I highlighted the portions that resonated with me the most, but I would love to read your reaction to Barthes’ thoughts.  I think what Barthes does really well, and in a succinct  manner, is capture the entire myth of hockey that we have been taught to love: it’s relation to the Northern environment, the speed of the game, and the value of a goal.  In particular, his perspective on speed is interesting since he had been watching hockey of the 1950s, yet he labelled the “permanent threat of illegality” to a tee.  The fact that the “game constantly risks being faster than consciousness and overwhelming it” is largely why we have so many dangerous plays today. He saw the significance of speed well before we needed Brendan Shanahan as the NHL’s Director of Player Safety. I wonder what Barthes’ reaction would be to today’s game and the idea that speed eliminates the opportunity for conscious thought.

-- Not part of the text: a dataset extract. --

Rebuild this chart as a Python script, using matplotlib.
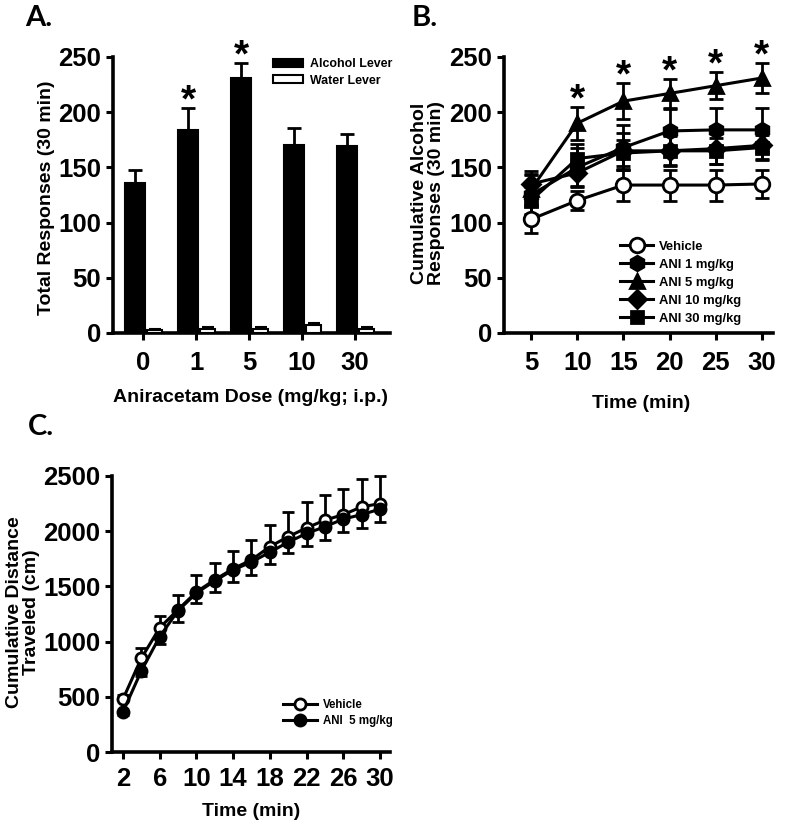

Lastly, I loved how he highlighted that the great players are not stars but heroes.  Hockey players, in the Canadian context, transcend the sport in many ways.  They come to represent everything that is good about Canada (whether truthfully or not).  These heroes become synonymous with Canada and their style of play reflect Canadian values (e.g., grittiness, believing in a greater good, fortitude) .  For someone who wrote about the political nature of myths, Barthes found, in hockey, one of Canada’s greatest myths.  But, for all that is wrong or unpleasant about our game, sometimes it is nice to leave the myth to the side and think for a moment: “a little frozen water, and hockey is possible.”